▶ _SOURCE DATA_
══════

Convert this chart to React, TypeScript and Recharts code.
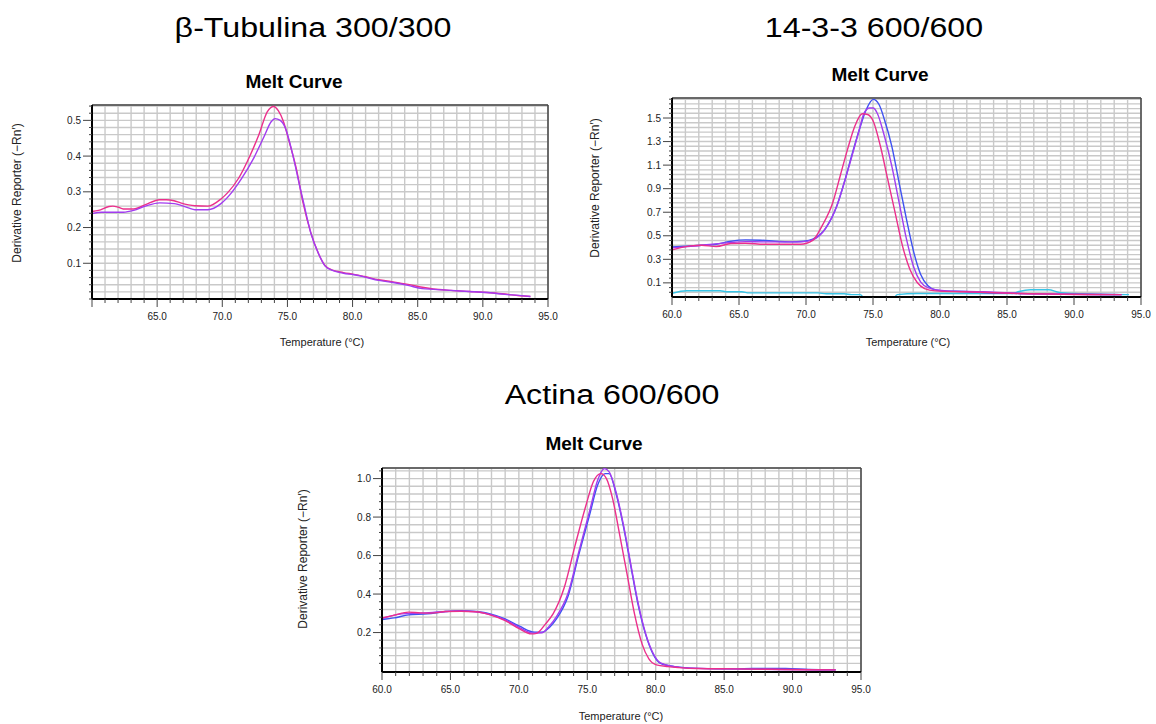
import React from 'react';
import { LineChart, Line, XAxis, YAxis, CartesianGrid, ReferenceLine } from 'recharts';

type Pt = [number, number];

// ---------- β-Tubulina 300/300 ----------
const tubPink: Pt[] = [
  [60, 0.245], [60.5, 0.248], [61.3, 0.259], [61.6, 0.26], [62, 0.257], [62.4, 0.252], [63.2, 0.252],
  [64.1, 0.264], [65.2, 0.278], [65.7, 0.278], [66.3, 0.275], [66.8, 0.269], [67.9, 0.261], [68.9, 0.26],
  [69.9, 0.28], [70.4, 0.297], [71.25, 0.338], [72.1, 0.399], [72.8, 0.459], [73.45, 0.524], [73.95, 0.539],
  [74.3, 0.527], [74.7, 0.496], [75.1, 0.445], [75.7, 0.362], [76.2, 0.269], [76.8, 0.185], [77.35, 0.13],
  [77.9, 0.093], [78.45, 0.081], [79.3, 0.074], [80.1, 0.069], [80.9, 0.063], [82, 0.054], [83.1, 0.048],
  [84.25, 0.041], [85.35, 0.033], [86.2, 0.028], [87.55, 0.024], [88.95, 0.021], [90.3, 0.018], [91.7, 0.014],
  [92.8, 0.009], [93.65, 0.007],
];
const tubPurple: Pt[] = [
  [60, 0.239], [60.75, 0.243], [62.4, 0.243], [63.2, 0.248], [64.1, 0.26], [65.2, 0.269], [66.3, 0.267],
  [67.4, 0.255], [67.9, 0.25], [68.9, 0.25], [69.9, 0.267], [70.7, 0.297], [71.5, 0.338], [72.35, 0.39],
  [73.2, 0.454], [73.75, 0.496], [74.05, 0.505], [74.45, 0.5], [74.85, 0.478], [75.4, 0.405], [75.95, 0.315],
  [76.25, 0.268], [76.8, 0.184], [77.35, 0.13], [77.9, 0.092], [78.45, 0.08], [79.3, 0.072], [80.1, 0.068],
  [80.9, 0.062], [82, 0.052], [83.1, 0.046], [84.25, 0.038], [85.35, 0.029], [86.2, 0.027], [87.55, 0.024],
  [88.95, 0.021], [90.3, 0.018], [91.7, 0.013], [92.8, 0.01], [93.65, 0.007],
];

// ---------- 14-3-3 600/600 ----------
const p14Blue: Pt[] = [
  [60, 0.405], [61.4, 0.414], [62.2, 0.42], [63.3, 0.428], [64.4, 0.454], [65.5, 0.465], [66.6, 0.462],
  [67.7, 0.454], [68.75, 0.448], [69.85, 0.454], [70.5, 0.471], [71.5, 0.569], [72.3, 0.753], [72.85, 0.95],
  [73.4, 1.178], [73.95, 1.39], [74.5, 1.573], [75.02, 1.658], [75.45, 1.615], [75.85, 1.488], [76.4, 1.262],
  [76.95, 0.95], [77.5, 0.64], [78.05, 0.357], [78.55, 0.174], [79.1, 0.075], [79.65, 0.041], [80.5, 0.03],
  [81.8, 0.027], [83.2, 0.018], [85.9, 0.01], [88.65, 0.004], [93.55, 0.0],
];
const p14Purple: Pt[] = [
  [60, 0.397], [61.4, 0.41], [64.1, 0.44], [65.5, 0.45], [66.85, 0.448], [69.6, 0.448], [70.5, 0.465],
  [71.5, 0.569], [72.3, 0.753], [72.85, 0.95], [73.4, 1.164], [73.95, 1.39], [74.35, 1.545], [74.75, 1.585],
  [75.02, 1.585], [75.3, 1.545], [75.85, 1.347], [76.4, 1.093], [76.95, 0.782], [77.5, 0.471], [78.05, 0.23],
  [78.55, 0.108], [79.1, 0.06], [80.5, 0.032], [83.2, 0.024], [85.9, 0.01], [93.55, 0.0],
];
const p14Pink: Pt[] = [
  [60, 0.38], [61.4, 0.414], [62.2, 0.42], [63.3, 0.409], [64.4, 0.434], [65.5, 0.437], [66.85, 0.428],
  [69.6, 0.428], [70.5, 0.461], [71.2, 0.584], [72.0, 0.782], [72.55, 1.008], [73.1, 1.234], [73.65, 1.432],
  [74.2, 1.536], [74.6, 1.53], [75.02, 1.473], [75.55, 1.262], [76.1, 0.979], [76.65, 0.697], [77.2, 0.414],
  [77.75, 0.216], [78.3, 0.103], [78.85, 0.052], [79.65, 0.032], [81.8, 0.024], [85.9, 0.01], [93.55, 0.0],
];
const p14Cyan: Pt[] = [
  [60, 0.012], [61.1, 0.033], [63.6, 0.033], [64.1, 0.024], [65.2, 0.024], [65.75, 0.015], [70.9, 0.015],
  [71.5, 0.007], [72.85, 0.007], [73.4, 0.0], [74.05, 0.0], [74.4, -0.035], [76.5, -0.035], [76.8, 0.0],
  [78.3, 0.01], [85.4, 0.01], [85.9, 0.027], [86.75, 0.041], [88.1, 0.041], [88.9, 0.018], [90.0, 0.01],
  [94.1, 0.0],
];

// ---------- Actina 600/600 ----------
const actPink: Pt[] = [
  [60, 0.276], [60.6, 0.285], [61.45, 0.301], [61.95, 0.306], [62.8, 0.302], [63.6, 0.301], [64.65, 0.309],
  [65.75, 0.311], [66.85, 0.308], [67.9, 0.292], [69.0, 0.262], [70.05, 0.219], [70.9, 0.193], [71.3, 0.196],
  [71.95, 0.245], [72.5, 0.297], [73.3, 0.43], [74.1, 0.65], [74.9, 0.86], [75.45, 0.985], [76.0, 1.026],
  [76.4, 1.0], [76.85, 0.896], [77.35, 0.714], [77.9, 0.506], [78.45, 0.297], [79.0, 0.141], [79.5, 0.063],
  [80.05, 0.032], [80.9, 0.023], [81.7, 0.018], [83.05, 0.013], [85.75, 0.011], [88.45, 0.009], [91.15, 0.007],
  [93.15, 0.006],
];
const actBlue: Pt[] = [
  [60, 0.268], [60.9, 0.276], [61.95, 0.292], [63.3, 0.297], [64.65, 0.309], [65.75, 0.314], [66.85, 0.309],
  [67.9, 0.297], [69.0, 0.271], [70.05, 0.233], [71.15, 0.202], [71.7, 0.202], [72.25, 0.228], [72.75, 0.271],
  [73.6, 0.39], [74.4, 0.61], [75.2, 0.82], [75.75, 0.965], [76.3, 1.026], [76.6, 1.026], [77.1, 0.922],
  [77.65, 0.748], [78.15, 0.557], [78.7, 0.349], [79.25, 0.193], [79.8, 0.089], [80.35, 0.04], [81.4, 0.023],
  [83.05, 0.014], [85.75, 0.011], [87.1, 0.013], [89.5, 0.013], [91.15, 0.008], [93.15, 0.006],
];
const actPurple: Pt[] = [
  [60, 0.273], [61.45, 0.297], [62.8, 0.301], [64.65, 0.309], [65.75, 0.312], [66.85, 0.308], [67.9, 0.294],
  [69.0, 0.266], [70.05, 0.226], [71.0, 0.197], [71.7, 0.199], [72.25, 0.236], [72.75, 0.283], [73.6, 0.405],
  [74.4, 0.625], [75.2, 0.84], [75.75, 0.99], [76.25, 1.052], [76.6, 1.035], [77.1, 0.93], [77.65, 0.757],
  [78.15, 0.566], [78.7, 0.358], [79.25, 0.198], [79.8, 0.094], [80.35, 0.042], [81.4, 0.023], [83.05, 0.014],
  [93.15, 0.006],
];

// ---------- axis ticks ----------
const X_GRID = [60, 61, 62, 63, 64, 65, 66, 67, 68, 69, 70, 71, 72, 73, 74, 75, 76, 77, 78, 79, 80, 81, 82, 83,
  84, 85, 86, 87, 88, 89, 90, 91, 92, 93, 94, 95];
const X_LABELS_ALL = [60, 65, 70, 75, 80, 85, 90, 95];
const X_LABELS_TUB = [65, 70, 75, 80, 85, 90, 95];

const steps = (start: number, step: number, count: number) =>
  Array.from({ length: count }, (_, i) => Math.round((start + i * step) * 1000) / 1000);

const Y_GRID_TUB = steps(0, 0.02, 28);
const Y_LABELS_TUB = [0.1, 0.2, 0.3, 0.4, 0.5];
const Y_GRID_P14 = steps(0.02, 0.04, 42);
const Y_LABELS_P14 = [0.1, 0.3, 0.5, 0.7, 0.9, 1.1, 1.3, 1.5];
const Y_GRID_ACT = steps(0.04, 0.04, 26);
const Y_LABELS_ACT = [0.2, 0.4, 0.6, 0.8, 1.0];

const PINK = '#ec2f8c';
const PURPLE = '#a23cf0';
const BLUE = '#3f52f2';
const CYAN = '#38c4e6';

const FONT = '"Liberation Sans", Arial, sans-serif';

const toData = (pts: Pt[]) => pts.map(([x, y]) => ({ x, y }));

type Series = { name: string; color: string; pts: Pt[] };

const has = (list: number[], v: number) => list.some((l) => Math.abs(l - v) < 1e-6);

function MeltChart(props: {
  left: number; top: number; plotW: number; plotH: number;
  yDomain: [number, number]; yGrid: number[]; yLabels: number[]; xLabels: number[];
  series: Series[];
}) {
  const { left, top, plotW, plotH, yDomain, yGrid, yLabels, xLabels, series } = props;
  const padL = 90, padT = 10, padR = 10, axisH = 40;
  const W = plotW + padL + padR;
  const H = plotH + padT + axisH;

  const renderXTick = (p: any) => {
    const v = p.payload.value;
    const major = v % 5 === 0;
    return (
      <g>
        <line x1={p.x} x2={p.x} y1={p.y} y2={p.y + (major ? 8 : 4)} stroke="#444" strokeWidth={1} />
        {has(xLabels, v) && (
          <text x={p.x} y={p.y + 21} textAnchor="middle" fontSize={10} fill="#222" fontFamily={FONT}>
            {v.toFixed(1)}
          </text>
        )}
      </g>
    );
  };
  const renderYTick = (p: any) => {
    const v = p.payload.value;
    const major = has(yLabels, v);
    return (
      <g>
        <line x1={p.x} x2={p.x - (major ? 9 : 3)} y1={p.y} y2={p.y} stroke="#444" strokeWidth={1} />
        {major && (
          <text x={p.x - 11} y={p.y + 3.5} textAnchor="end" fontSize={10} fill="#222" fontFamily={FONT}>
            {v.toFixed(1)}
          </text>
        )}
      </g>
    );
  };

  return (
    <div style={{ position: 'absolute', left: left - padL, top: top - padT }}>
      <LineChart width={W} height={H} margin={{ top: padT, right: padR, left: 0, bottom: 0 }}>
        <CartesianGrid stroke="#c9c9c9" strokeWidth={1.4} />
        <XAxis dataKey="x" type="number" domain={[60, 95]} ticks={X_GRID} interval={0} allowDataOverflow
          height={axisH} tickSize={0} tickMargin={0} tickLine={false}
          axisLine={{ stroke: '#000', strokeWidth: 2 }} tick={renderXTick} />
        <YAxis type="number" domain={yDomain} ticks={yGrid} interval={0} allowDataOverflow
          width={padL} tickSize={0} tickMargin={0} tickLine={false}
          axisLine={{ stroke: '#000', strokeWidth: 2 }} tick={renderYTick} />
        <ReferenceLine y={yDomain[1]} stroke="#444" strokeWidth={1.5} />
        <ReferenceLine x={95} stroke="#444" strokeWidth={1.5} />
        {series.map((s) => (
          <Line key={s.name} data={toData(s.pts)} dataKey="y" type="monotone" stroke={s.color}
            strokeWidth={1.4} dot={false} isAnimationActive={false} />
        ))}
      </LineChart>
    </div>
  );
}

const Y_TITLE = 'Derivative Reporter (\u2212Rn\u2032)';
const X_TITLE = 'Temperature (\u00B0C)';

export default function App() {
  return (
    <div style={{ position: 'absolute', left: 0, top: 0, width: 1156, height: 724, background: '#fff', overflow: 'hidden' }}>
      <MeltChart left={92} top={105} plotW={456} plotH={194} yDomain={[0, 0.543]}
        yGrid={Y_GRID_TUB} yLabels={Y_LABELS_TUB} xLabels={X_LABELS_TUB}
        series={[{ name: 'pink', color: PINK, pts: tubPink }, { name: 'purple', color: PURPLE, pts: tubPurple }]} />
      <MeltChart left={672} top={98} plotW={469} plotH={199} yDomain={[-0.02, 1.67]}
        yGrid={Y_GRID_P14} yLabels={Y_LABELS_P14} xLabels={X_LABELS_ALL}
        series={[
          { name: 'cyan', color: CYAN, pts: p14Cyan },
          { name: 'blue', color: BLUE, pts: p14Blue },
          { name: 'purple', color: PURPLE, pts: p14Purple },
          { name: 'pink', color: PINK, pts: p14Pink },
        ]} />
      <MeltChart left={382} top={468} plotW={479} plotH={204} yDomain={[-0.005, 1.055]}
        yGrid={Y_GRID_ACT} yLabels={Y_LABELS_ACT} xLabels={X_LABELS_ALL}
        series={[
          { name: 'blue', color: BLUE, pts: actBlue },
          { name: 'purple', color: PURPLE, pts: actPurple },
          { name: 'pink', color: PINK, pts: actPink },
        ]} />
      <svg width={1156} height={724} style={{ position: 'absolute', left: 0, top: 0, pointerEvents: 'none' }}>
        <g fontFamily={FONT} fill="#000">
          <text transform="translate(313,37) scale(1.15,1)" textAnchor="middle" fontSize={28}>β-Tubulina 300/300</text>
          <text transform="translate(874,37) scale(1.15,1)" textAnchor="middle" fontSize={28}>14-3-3 600/600</text>
          <text transform="translate(612,404) scale(1.15,1)" textAnchor="middle" fontSize={28}>Actina 600/600</text>

          <text x={294} y={88} textAnchor="middle" fontSize={19} fontWeight="bold">Melt Curve</text>
          <text x={880} y={81} textAnchor="middle" fontSize={19} fontWeight="bold">Melt Curve</text>
          <text x={594} y={450} textAnchor="middle" fontSize={19} fontWeight="bold">Melt Curve</text>

          <text x={322} y={346} textAnchor="middle" fontSize={11} fill="#222">{X_TITLE}</text>
          <text x={908} y={346} textAnchor="middle" fontSize={11} fill="#222">{X_TITLE}</text>
          <text x={621} y={720} textAnchor="middle" fontSize={11} fill="#222">{X_TITLE}</text>

          <text transform="translate(21,193) rotate(-90)" textAnchor="middle" fontSize={12} fill="#222">{Y_TITLE}</text>
          <text transform="translate(599,188) rotate(-90)" textAnchor="middle" fontSize={12} fill="#222">{Y_TITLE}</text>
          <text transform="translate(307,559) rotate(-90)" textAnchor="middle" fontSize={12} fill="#222">{Y_TITLE}</text>
        </g>
      </svg>
    </div>
  );
}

══════

From the top of the listing above, repeat each line exactly until you reach the line containing "type Pt = [number, number];", and repeat that one too. Leave the pictures out.

▶ _COMPLETE OUTPUT_
Convert this chart to React, TypeScript and Recharts code.
import React from 'react';
import { LineChart, Line, XAxis, YAxis, CartesianGrid, ReferenceLine } from 'recharts';

type Pt = [number, number];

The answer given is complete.